Abortion is illegal in Mali and only 8 percent of Malian women use contraception, according to UNICEF. Women who find they’re pregnant and don’t have the financial stability to raise them end up leaving their newborns in vacant lots, gutters or toilet pits; if caught, they generally serve a year or two. Infanticide is most common among young women who have come to the capital from villages to find work as domestic workers for sometimes as little as $10 a month. They’re vulnerable, according to Jacqueline Dembele, who runs Muso Danbe, an organization that supports these new city transplants.
“Often the men around them — the man of the house, the sons or other young men — take advantage of them. They get pregnant and then they will do anything they can to get rid of the baby,” she said. ”By the time they give birth they are totally traumatized, almost crazy.”

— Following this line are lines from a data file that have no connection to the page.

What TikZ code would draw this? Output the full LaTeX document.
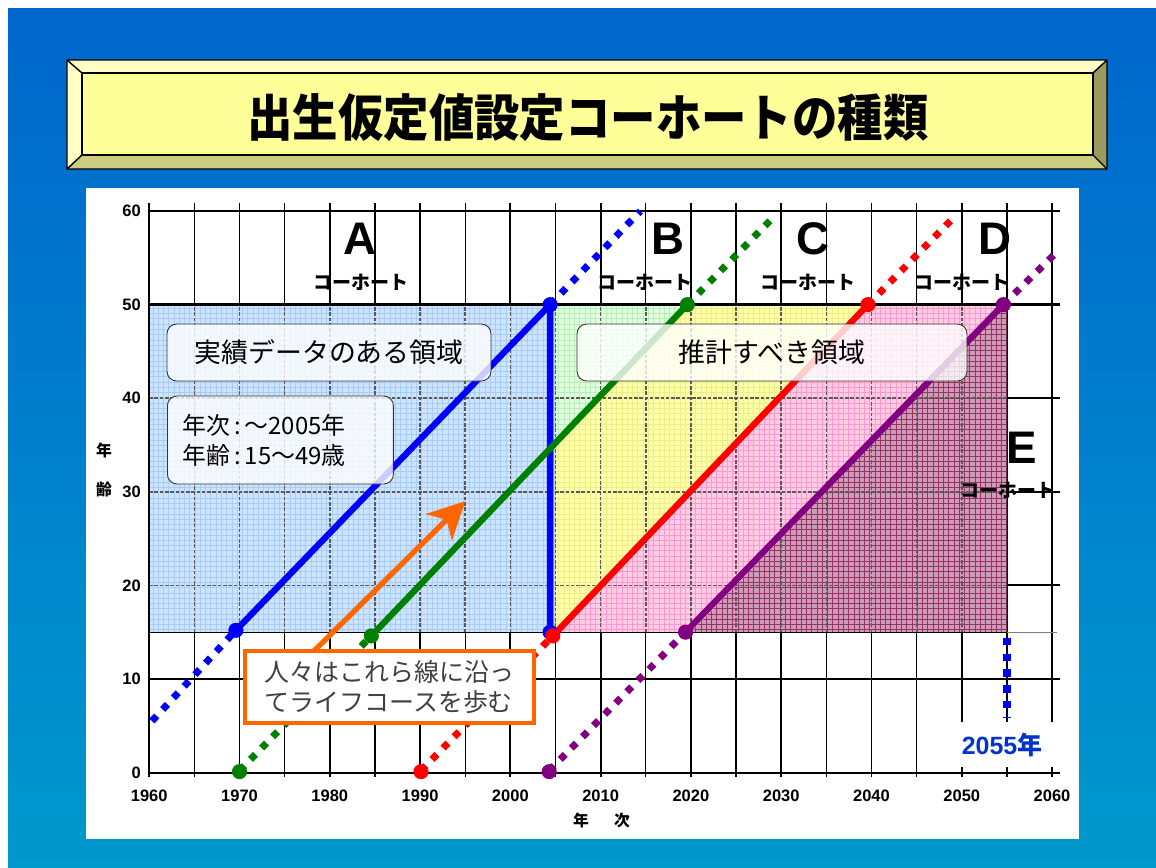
\documentclass[tikz,border=0pt]{standalone}
\usepackage{fontspec}
\setmainfont{Liberation Sans}
\newfontfamily\jp{Noto Sans CJK JP}
\usepackage{tikz}
\usetikzlibrary{patterns}
\usetikzlibrary{arrows.meta}
\definecolor{bgtop}{HTML}{0066CC}
\definecolor{bgbot}{HTML}{0099CC}
\definecolor{face}{HTML}{FFFF99}
\definecolor{bevlt}{HTML}{FFFFC4}
\definecolor{bevdk}{HTML}{CCCC7E}
\definecolor{bevrt}{HTML}{999960}
\definecolor{regA}{HTML}{CCE4FF}
\definecolor{gridA}{HTML}{A8CCF4}
\definecolor{regB}{HTML}{DFFFDF}
\definecolor{gridB}{HTML}{B8EEB8}
\definecolor{regC}{HTML}{FFFFAA}
\definecolor{gridC}{HTML}{EEEE88}
\definecolor{regD}{HTML}{FFCCE6}
\definecolor{gridD}{HTML}{FF99CC}
\definecolor{regE}{HTML}{CC9CB8}
\definecolor{gridE}{HTML}{993366}
\definecolor{cohG}{HTML}{008000}
\definecolor{cohP}{HTML}{800080}
\definecolor{arr}{HTML}{FF6600}
\definecolor{yrblue}{HTML}{0033CC}
\newcommand{\dotat}[2]{\fill[#1] #2 circle[radius=4.3pt];}

\begin{document}
\begin{tikzpicture}[x=0.02cm,y=-0.02cm,
    infobox/.style={draw=black!80,line width=0.5pt,rounded corners=5.5pt,fill=white,fill opacity=0.8,text opacity=1,inner sep=0pt},
    cohort/.style={line width=3.6pt},
    dotline/.style={line width=4pt,dash pattern=on 4pt off 5pt},
    region/.style 2 args={fill=#1,postaction={pattern=grid,pattern color=#2}},
    ticklbl/.style={font=\bfseries\fontsize{9.4}{11}\selectfont,inner sep=0pt},
    big/.style={font=\bfseries\fontsize{26}{28}\selectfont,inner sep=0pt},
    kohort/.style={font=\jp\bfseries\fontsize{10.8}{12}\selectfont,inner sep=0pt}]
  \useasboundingbox (0,0) rectangle (1156,867);
  \fill[white] (0,0) rectangle (1156,867);
  \shade[top color=bgtop,bottom color=bgbot] (8,8) rectangle (1156,867);

  % title plate
  \fill[bevlt] (67,60) -- (1107,60) -- (1093,73) -- (82,73) -- cycle;
  \fill[bevlt] (67,60) -- (82,73) -- (82,155) -- (67,169) -- cycle;
  \fill[bevdk] (67,169) -- (82,155) -- (1093,155) -- (1107,169) -- cycle;
  \fill[bevrt] (1107,60) -- (1093,73) -- (1093,155) -- (1107,169) -- cycle;
  \draw[fill=face,line width=0.8pt] (82,73) rectangle (1093,155);
  \draw[line width=0.8pt] (67,60) rectangle (1107,169)
    (67,60) -- (82,73) (1107,60) -- (1093,73) (67,169) -- (82,155) (1107,169) -- (1093,155);
  \node[font=\jp\bfseries\fontsize{27.5}{30}\selectfont] (title) at (588,118) {\scalebox{0.94}[1.04]{出生仮定値設定コーホートの種類}};

  \fill[white] (86,188) rectangle (1079,839);

  \begin{scope}[shift={(-350.996cm,-15.454cm)},x=0.1806cm,y=0.1872cm]
    % grid
    \foreach \yy in {1960,1970,...,2060}
      \draw[line width=1.1pt] (\yy,-0.5) -- (\yy,60.9);
    \foreach \yy in {1965,1975,...,2055}
      \draw[line width=0.7pt] (\yy,-0.5) -- (\yy,60.9);
    \foreach \aa in {0,10,20,30,40}
      \draw[line width=1.2pt] (1960,\aa) -- (2060.9,\aa);

    % regions
    \path[region={regA}{gridA}] (1960,15) rectangle (2005,50);
    \path[region={regB}{gridB}] (2005,35) -- (2005,50) -- (2020,50) -- cycle;
    \path[region={regC}{gridC}] (2005,15) -- (2005,35) -- (2020,50) -- (2040,50) -- cycle;
    \path[region={regD}{gridD}] (2005,15) -- (2040,50) -- (2055,50) -- (2020,15) -- cycle;
    \path[region={regE}{gridE}] (2020,15) -- (2055,50) -- (2055,15) -- cycle;
    \begin{scope}
      \clip (1960,15) rectangle (2055,50);
      \foreach \yy in {1965,1970,...,2050}
        \draw[black!65,line width=0.9pt,dash pattern=on 2pt off 1pt] (\yy,15) -- (\yy,50);
      \foreach \aa in {20,30,40}
        \draw[black!65,line width=0.9pt,dash pattern=on 2pt off 1pt] (1960,\aa) -- (2055,\aa);
    \end{scope}
    \draw[gridE!80!black,line width=0.6pt] (2055,15) -- (2055,50);
    \draw[line width=0.6pt] (1960,15) -- (2055,15);
    \draw[black!50,line width=0.6pt] (2055,15) -- (2060.5,15);
    \draw[line width=1.2pt] (1960,0) -- (1960,60.9);
    \foreach \aa in {50,60}
      \draw[line width=1.6pt] (1960,\aa) -- (2060.9,\aa);

    % cohorts
    \draw[blue,dotline] (1960.3,5.5) -- (1969.6,15.2);
    \draw[blue,dotline] (2004.4,50) -- (2014.4,60);
    \draw[blue,cohort] (1969.6,15.2) -- (2004.4,50) -- (2004.4,15);
    \draw[cohG,dotline] (1970,0.2) -- (1984.6,14.6);
    \draw[cohG,dotline] (2019.6,50) -- (2029.4,59.6);
    \draw[cohG,cohort] (1984.6,14.6) -- (2019.6,50);
    \draw[red,dotline] (1990.1,0.2) -- (2004.7,14.6);
    \draw[red,dotline] (2039.6,50) -- (2049.4,59.6);
    \draw[red,cohort] (2004.7,14.6) -- (2039.6,50);
    \draw[cohP,dotline] (2004.3,0.2) -- (2019.4,15);
    \draw[cohP,dotline] (2054.6,50) -- (2060.5,55.6);
    \draw[cohP,cohort] (2019.4,15) -- (2054.6,50);
    \draw[blue,line width=4.2pt,dash pattern=on 4.2pt off 4.8pt] (2055,14.4) -- (2055,5.9);

    \dotat{blue}{(1969.6,15.2)}
    \dotat{blue}{(2004.4,50)}
    \dotat{blue}{(2004.4,15)}
    \dotat{cohG}{(1970,0.1)}
    \dotat{cohG}{(1984.6,14.6)}
    \dotat{cohG}{(2019.6,50)}
    \dotat{red}{(1990.1,0.1)}
    \dotat{red}{(2004.7,14.6)}
    \dotat{red}{(2039.6,50)}
    \dotat{cohP}{(2004.3,0.1)}
    \dotat{cohP}{(2019.4,15)}
    \dotat{cohP}{(2054.6,50)}

    % cohort names
    \node[big] (lblA) at (1983.3,57) {A};
    \node[kohort] (kohA) at (1983.5,52.4) {コーホート};
    \node[big] (lblB) at (2017.5,57) {B};
    \node[kohort] (kohB) at (2014.9,52.4) {コーホート};
    \node[big] (lblC) at (2033.5,57) {C};
    \node[kohort] (kohC) at (2033,52.4) {コーホート};
    \node[big] (lblD) at (2053.7,57) {D};
    \node[kohort] (kohD) at (2050,52.4) {コーホート};
    \node[big] (lblE) at (2056.6,34.7) {E};
    \node[kohort] (kohE) at (2055.1,30.2) {コーホート};

    % axes
    \foreach \aa in {0,10,...,60}
      \node[ticklbl,anchor=east] (ya\aa) at (1959.1,\aa) {\aa};
    \foreach \yy in {1960,1970,...,2060}
      \node[ticklbl] (xy\yy) at (\yy,-2.5) {\yy};
    \node[font=\jp\bfseries\fontsize{9}{10}\selectfont] (xlab) at (2010.1,-5.1) {年\hspace{1.6em}次};
    \node[font=\jp\bfseries\fontsize{9}{10}\selectfont] (ylab1) at (1955,34.4) {年};
    \node[font=\jp\bfseries\fontsize{9}{10}\selectfont] (ylab2) at (1955,30.2) {齢};

    % life course arrow
    \coordinate (arrTail) at (1977,11.8);
    \coordinate (arrHead) at (1995,29);
    \draw[arr,line width=3pt,-{Stealth[length=21pt,width=21pt,inset=6pt]}] (arrTail) -- (arrHead);
  \end{scope}

  % text boxes
  \node[infobox,minimum width=6.48cm,minimum height=1.14cm,font=\jp\fontsize{15.3}{18}\selectfont] (boxReal) at (329,352.5) {実績データのある領域};
  \node[infobox,anchor=west,minimum height=1.76cm,text width=3.92cm,inner xsep=0.3cm,align=left,font=\jp\fontsize{13.6}{17}\selectfont] (boxYears) at (167,440) {年次\,:\,～2005年\\年齢\,:\,15～49歳};
  \node[infobox,minimum width=7.8cm,minimum height=1.14cm,font=\jp\fontsize{15.3}{18}\selectfont] (boxEst) at (772,352.5) {推計すべき領域};
  \node[draw=arr,line width=2.2pt,fill=white,minimum width=5.78cm,minimum height=1.43cm,align=left,text=black!75,font=\jp\fontsize{14.2}{17}\selectfont] (boxLife) at (389.4,686.9) {人々はこれら線に沿っ\\てライフコースを歩む};
  \node[fill=white,minimum width=2.2cm,minimum height=0.9cm,text=yrblue,font=\bfseries\fontsize{14.2}{16}\selectfont] (yr2055) at (1002,744.5) {2055{\jp 年}};
\end{tikzpicture}
\end{document}
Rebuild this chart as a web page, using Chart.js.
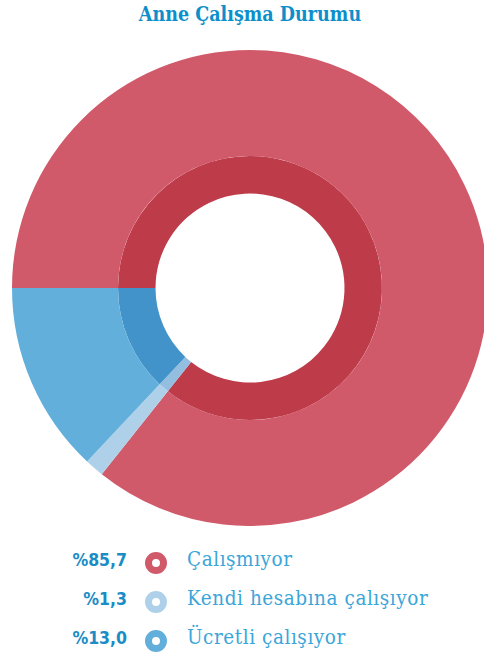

Pregnancy and motherhood means giving up work for a long period of time, which is not an option for them. But many don’t find the support they need. Earlier this month, officials said 25 of the 122 female prisoners in Bamako were being held for killing or attempting to kill their children.
In the prison, women learn skills such as sewing, soap-making and gardening but the act of killing your child leaves deep scars.
“It’s tough for a woman who has thrown her baby into a gutter or a toilet to talk about it, but we have to try to help them,” said the prison director, Hadiata Maiga.
But even more could be done if women knew of safe places where their children could be raised. The saddest part is that these women are trying to build a new life for themselves, which is hard enough in itself, but find themselves in an even tougher situation than they began with. Let’s work on preventing the problem; it’s got to be easier than picking the pieces back together.